MAKE YOUR PHOTOS SELL

Here are some tips to get the most out of your listing photos:

Evaluate an agent or broker's current listings and their property photos. If the pictures are blurry, grainy, crooked or poorly composed, you may be better off choosing another agent.

Decide whether the photos would make you want to visit the home. Do they look like they're pulled from a home and garden magazine? Those are the kind of pictures that will appeal to prospective buyers.

How many photos does the agent post with each listing? One photo is not enough, and 30 is too many. The first several photographs in the listing are the most important, and should feature a front shot, main living area, kitchen, master bedroom and master bathroom, as well as perhaps another attractive feature of the home.

Don't plan on shooting your own photos, unless you're a professional photographer. This is a service that the agent should offer you, and an important one at that. Ask the agent for the credentials of the person who would be snapping shots of your home.

Before the photographer does the shoot, present a list of various shots that might be helpful. Perhaps there is a view you love from your patio, for example. That's helpful information for the photographer to know, before he or she gets on site.

Ask to see the photos before they are posted online, and compare them to homes that are similar to yours. If they didn't turn out well, ask for a reshoot with another photographer.

Good pictures are crucial in marketing a home for sale. Just ask Clarissa and Mark Padilla, who were able to get a contract on their Sherman Oaks, Calif., condo unit in less than two weeks -- and at a price they wanted.

Clarissa Padilla attributes the quick sale to the professional photography that marketed the home and was able to lure about 20 to 25 people to an open house the first weekend.

"When we saw the photos, we fell in love with our place all over again," she said. "The colors were so bright, and it made it look fresh and very spacious. It's only 950 square feet. [The pictures] made it look huge."

Most people who have shopped for a home lately understand the impact of quality pictures in marketing materials -- especially when looking at listings online. Ninety-eight percent of home buyers who searched for a home online said that photos were among the most useful features of real-estate websites, according to research from the National Association of Realtors.

And given that highly visual sites such as Pinterest have become so popular lately, pictures are beginning to take on an even greater importance, said Brian Balduf, chairman of VHT, a provider of photography services to agents and brokers, based in the Chicago area.

"Photography is at the center of all your marketing," Balduf said. "It's not just documenting that there is a house for sale. You want people to say 'What a house,'" and be motivated enough to take action, he said.

Listings with photos taken by professionals have about 61 percent more views than other homes -- and that's across all price tiers, according to research from Redfin, a real estate brokerage.

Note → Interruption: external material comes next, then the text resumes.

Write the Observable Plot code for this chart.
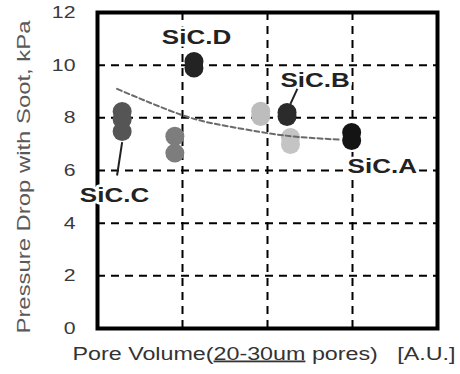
<!DOCTYPE html>
<html><head><meta charset="utf-8">
<script src="https://cdn.jsdelivr.net/npm/d3@7"></script>
<script src="https://cdn.jsdelivr.net/npm/@observablehq/plot@0.6"></script>
<style>
body{margin:0;background:#fff;}
#chart svg{display:block;}
</style></head><body><div id="chart"></div>
<script>
// --- data ---
const sampleGroup = ["SiC.C","SiC.C","SiC.C","Mid","Mid","SiC.D","SiC.D","Light1","Light1","SiC.B","SiC.B","Light2","Light2","SiC.A","SiC.A"];
const poreVolume = [0.29,0.29,0.29,0.91,0.91,1.135,1.135,1.92,1.92,2.23,2.23,2.27,2.27,2.99,2.99];
const pressureDrop = [8.24,7.94,7.48,7.30,6.66,10.14,9.89,8.25,8.05,8.2,8.05,7.25,6.99,7.44,7.14];
const groupOrder = ["SiC.C","Mid","SiC.D","Light1","SiC.B","Light2","SiC.A"];

const trendVolume = [0.23, 1.0, 1.5, 1.9, 2.2, 2.5, 2.86];
const trendDrop = [9.1, 8.1, 7.7, 7.47, 7.33, 7.24, 7.17];

const labelText = ["SiC.D","SiC.B","SiC.A","SiC.C"];
const labelVolume = [1.165, 2.56, 3.35, 0.2];
const labelDrop = [11.03, 9.4, 6.15, 5.05];

const leaderVolume1 = [0.29, 2.37];
const leaderDrop1 = [7.08, 9.23];
const leaderVolume2 = [0.23, 2.27];
const leaderDrop2 = [5.81, 8.53];

const yTicks = [0,2,4,6,8,10,12];
const xGrid = [1,2,3];
const yTitle = "Pressure Drop with Soot, kPa";
const xTitleParts = ["Pore Volume(", "20-30um", " pores)\u00a0\u00a0\u00a0[A.U.]"];
const xTitle = xTitleParts.join("");

// --- build tables ---
const points = poreVolume.map((v,i)=>({x:v, y:pressureDrop[i], g:sampleGroup[i]}));
const trend = trendVolume.map((v,i)=>({x:v, y:trendDrop[i]}));
const labels = labelText.map((t,i)=>({t, x:labelVolume[i], y:labelDrop[i]}));
const leaders = leaderVolume1.map((v,i)=>({x1:v, y1:leaderDrop1[i], x2:leaderVolume2[i], y2:leaderDrop2[i]}));

const svg = Plot.plot({
  width:460, height:374,
  marginLeft:97, marginRight:23, marginTop:12, marginBottom:46,
  x:{domain:[0,4], axis:null},
  y:{domain:[0,12], axis:null},
  color:{domain:groupOrder, range:["#555555","#7d7d7d","#232323","#bdbdbd","#2b2b2b","#c4c4c4","#141414"]},
  style:{fontFamily:"'Liberation Sans', Arial, sans-serif", fontSize:"16px", background:"#fff"},
  marks:[
    Plot.gridY(yTicks.filter(d=>d>0 && d<12), {stroke:"#000", strokeOpacity:1, strokeWidth:2, strokeDasharray:"8,6"}),
    Plot.gridX(xGrid, {stroke:"#000", strokeOpacity:1, strokeWidth:2, strokeDasharray:"8,6"}),
    Plot.frame({stroke:"#000", strokeWidth:4}),
    Plot.axisY(yTicks, {tickSize:0, tickPadding:22, fill:"#3a3a3a", fontSize:17, label:null}),
    Plot.dot(points, {x:"x", y:"y", r:9.5, fill:"g", stroke:null}),
    Plot.line(trend, {x:"x", y:"y", curve:"natural", stroke:"#6a6a6a", strokeWidth:2, strokeDasharray:"5,3"}),
    Plot.link(leaders, {x1:"x1", y1:"y1", x2:"x2", y2:"y2", stroke:"#222", strokeWidth:2}),
    Plot.text(labels, {x:"x", y:"y", text:"t", fontSize:20, fontWeight:"bold", fill:"#222", stroke:"white", strokeWidth:5}),
    Plot.text([yTitle], {frameAnchor:"bottom-left", textAnchor:"start", dx:-68, dy:5, rotate:-90, fontSize:18, fill:"#5a5a5a"}),
    Plot.text([xTitle], {frameAnchor:"bottom-left", textAnchor:"start", dx:-25, dy:31, fontSize:18, fill:"#333"})
  ]
});

const s = d3.select(svg);
const tickStrings = yTicks.map(String);
const widen = (el, k) => {
  const tr = el.attr("transform") || "";
  el.attr("transform", tr + ` scale(${k},1)`);
};
s.selectAll("text").each(function(){
  const el = d3.select(this);
  const t = this.textContent;
  if (tickStrings.includes(t)) widen(el, 1.25);
  else if (labelText.includes(t)) widen(el, 1.3);
  else if (t === yTitle) el.attr("textLength",313).attr("lengthAdjust","spacingAndGlyphs");
  else if (t === xTitle) {
    el.text(null);
    xTitleParts.forEach((p,i)=>{
      const ts = el.append("tspan").text(p);
      if(i===1) ts.attr("text-decoration","underline");
    });
    el.attr("textLength",383).attr("lengthAdjust","spacingAndGlyphs");
  }
});

document.getElementById("chart").appendChild(svg);
</script>
</body></html>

"When people are searching for homes, they search by price range, location, bed and bath. But then once they have the list, the visual piece becomes a larger and more important part of the decision," said Jani Strand, spokeswoman for Redfin. "Photos are the first impression, and can generate interest and excitement, which leads to good offers."

In fact, Redfin believes so much in the power of professional photography that it has been paying for their clients' professional pictures since 2008, Strand said. Redfin also is in the process of revamping its website, and larger photos are a predominant new feature, she added.

Of course, some real estate agents have become pretty good at taking photos on their own. By using a wide-angle lens, a tripod and making sure that the rooms have the best possible lighting, even nonprofessionals can get decent-looking pictures, Balduf said. But while you might not need the most sophisticated camera on the market, agents shouldn't even attempt to shoot photos using a cellphone, he added.

It's important for sellers to evaluate the quality of the photos that an agent typically posts with listings before even hiring someone to sell their home.

"Personally, I think that homeowners aren't as demanding as they should be because they never write a check to the agent -- it all comes out at closing," Balduf said. People should be more particular, demanding quality pictures to market the home, he said.

Clarissa Padilla said that a condo unit in the same building, and comparable to hers, sat on the market for five or six months before her home was listed. But the photos of the other unit weren't taken by a professional.

Meanwhile, some of the prospective buyers who walked through their home thought that theirs was a staged model home. The Padillas had multiple offers right away.

"We were so proud of the photos; we showed our parents, we showed everybody," she said. "We kept a brochure for a souvenir."